Theme of the Month: Isvara Pranidhana

This month at Breathe we will be focusing on Isvara pranidhana, the final niyama.

Although it’s often described as the ‘easiest’ path to peace and oneness-realization, I must admit I’ve had some reservations about composing a post about Isvara pranidhana. I would suspect that it’s for the same reasons that during my 200-hour teacher training when asked to define each of the 8-limbs I never came up with more than the translation, devotion to God. Isvara pranidhana is the last step of our journey of observances to practice. Taking on writing about surrender to the Absolute, the One, has always felt too big and I’ve never felt capable of putting spirit into words. Additionally, I know that for some, myself included, at times, the word God can be triggering. Higher power, or as my teacher Seane states ‘the god of your own understanding’ are more universal. However this raises the issue for atheists who practice yoga… what are we truly devoting our focus and energy toward?

These are the reasons I’ve often steered clear of writing about this topic, and I believe the reason many yoga teachers avoid the subject altogether. Depending on the style of yoga you practice and the culture of the studio environment Isvara pranidhana is most likely a rare focal point. And yet, for Patanjali this is a critical observance on the path to freedom, union, and enlightened living.

Ishvara is a Sanskrit word that can be translated to mean ‘Supreme being,’ ‘God,’ ‘Ultimate Reality,’ or ‘True Self.’ Pranidhana means to dedicate, devote, or surrender. In essence the practice of Isvara Pranidhana means to cultivate a deep and trusting relationship with the universe, and make each action an offering to something bigger than yourself. The practice of Ishvara Pranidhana therefore entails any effort to surrender our individual ego identity. In releasing our ego we will attain the identity of our own highest self. It’s addition by subtraction, we lose the self to gain the Self.

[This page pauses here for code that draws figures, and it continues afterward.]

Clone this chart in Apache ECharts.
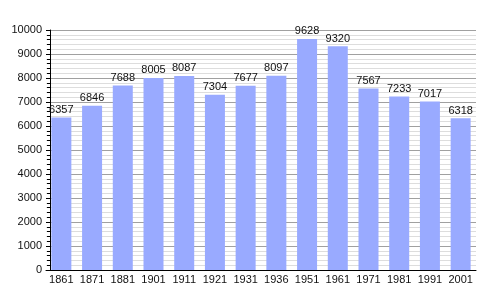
<!DOCTYPE html>
<html>
<head>
<meta charset="utf-8">
<script src="https://cdn.jsdelivr.net/npm/echarts@6/dist/echarts.min.js"></script>
<style>html,body{margin:0;padding:0;background:#fff}#c{width:500px;height:300px}</style>
</head>
<body>
<div id="c"></div>
<script>
const categories = ['1861','1871','1881','1901','1911','1921','1931','1936','1951','1961','1971','1981','1991','2001'];
const population = [6357,6846,7688,8005,8087,7304,7677,8097,9628,9320,7567,7233,7017,6318];
const yTicks = [0,1000,2000,3000,4000,5000,6000,7000,8000,9000,10000];

const chart = echarts.init(document.getElementById('c'), null, {renderer:'canvas'});
chart.setOption({
  backgroundColor:'#fff',
  animation:false,
  grid:{left:46, right:24, top:30, bottom:30},
  xAxis:{
    type:'category',
    data:categories,
    axisLine:{lineStyle:{color:'#000',width:1}},
    axisTick:{show:false},
    axisLabel:{interval:0, color:'#111', fontFamily:'Liberation Sans, Arial, sans-serif', fontSize:11, margin:4}
  },
  yAxis:{
    type:'value',
    min:yTicks[0], max:yTicks[yTicks.length-1], interval:1000,
    offset:-4,
    axisLine:{show:true, lineStyle:{color:'#000',width:1}},
    axisTick:{show:true, inside:false, length:4, lineStyle:{color:'#000'}},
    minorTick:{show:true, splitNumber:5, length:3, lineStyle:{color:'#000'}},
    splitLine:{show:true, lineStyle:{color:'#a0a0a0', width:1}},
    minorSplitLine:{show:true, lineStyle:{color:'#dddddd', width:1}},
    axisLabel:{color:'#111', fontFamily:'Liberation Sans, Arial, sans-serif', fontSize:11, margin:8,
      formatter: v => String(v)}
  },
  series:[{
    type:'bar',
    data:population,
    barWidth:20,
    itemStyle:{color:'#99aaff'},
    label:{show:true, position:'top', distance:2, color:'#111', fontFamily:'Liberation Sans, Arial, sans-serif', fontSize:11}
  }]
});
</script>
</body>
</html>
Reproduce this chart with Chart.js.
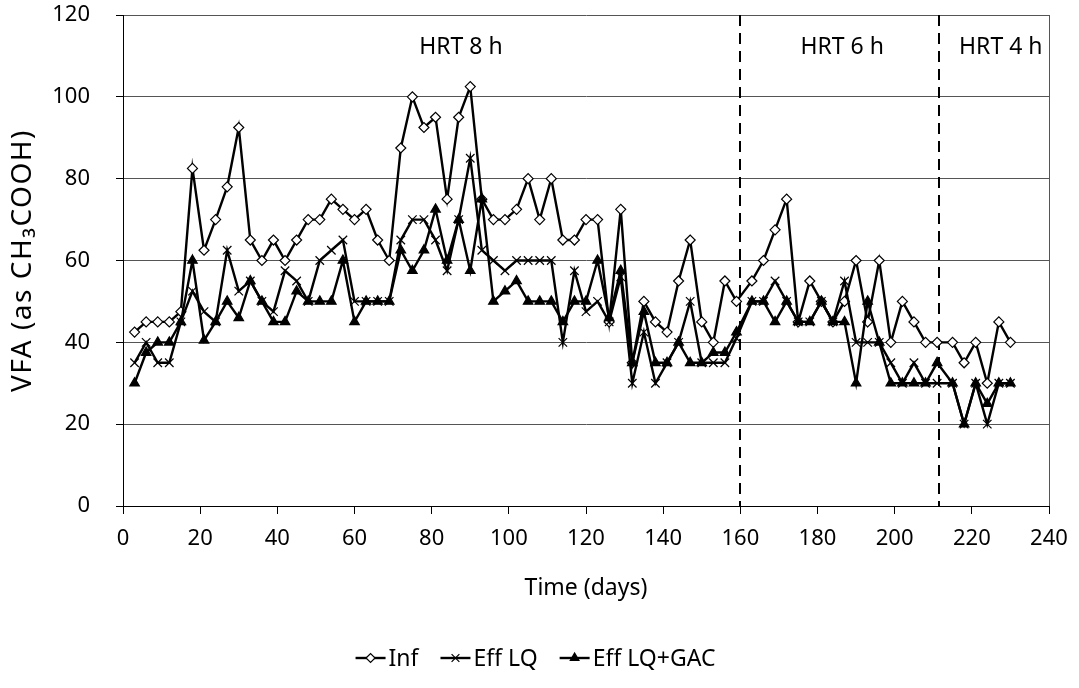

Additionally, Isvara Pranidhana means to devote our lives to service. If we can dedicate our lives to serving the highest power that dwells within all other beings, human and non-human alike, we will move beyond all feelings of separateness. 

It’s said that this niyama essentially requires no effort or pain on our part – we simply let go, devote everything to a higher power and completely devote our actions to whatever we consider that higher power to be, and yet for most of us our attachment to ego does require diligence to overcome.

Practicing surrender to ultimate reality or universal consciousness frees us from the stress, anxiety, self-doubt and negative karma that arises from our reliance upon our egos to determine which actions we take in our lives.

We invite you to join us in bringing more awareness to the practice of surrender this month (and beyond). Here are a few ways to get started:

— Rest when you need to in your yoga practice. Surrendering in asana practice is not weak, it is perhaps the strongest thing we can do.

— Surrender to the pose you are practicing. At times we learn from our asana practice to find comfort within discomfort, and lean into the edge of uncertainty to truly discover what letting go feels like.

— Put aside any judgments and criticisms, and follow the instructions given in class. This teaches us to more readily take cue from something other than the ego.

— Let go of what you can’t control and don’t sacrifice your bliss for things outside of yourself. Surrender to what is and the beautiful messiness of it all.

— Practice non-attachment. Surrender selfish desires that manifest and let go of the fruits of your actions.

— Use this mantra: “Om.” Softly chant the sound of the universe—Om, giving over, or surrendering, our fears, anxieties, and doubts makes life easier and more bearable. 

While we may offer the fruits of our practice to another, or bow to a force or being that is seemingly greater than ourselves, our yoga practice teaches us that we actually contain the divine source of life within us. It is our baseline, our natural state that we often forget. Ishvara Pranidhana reminds us: That which we seek is already present within us.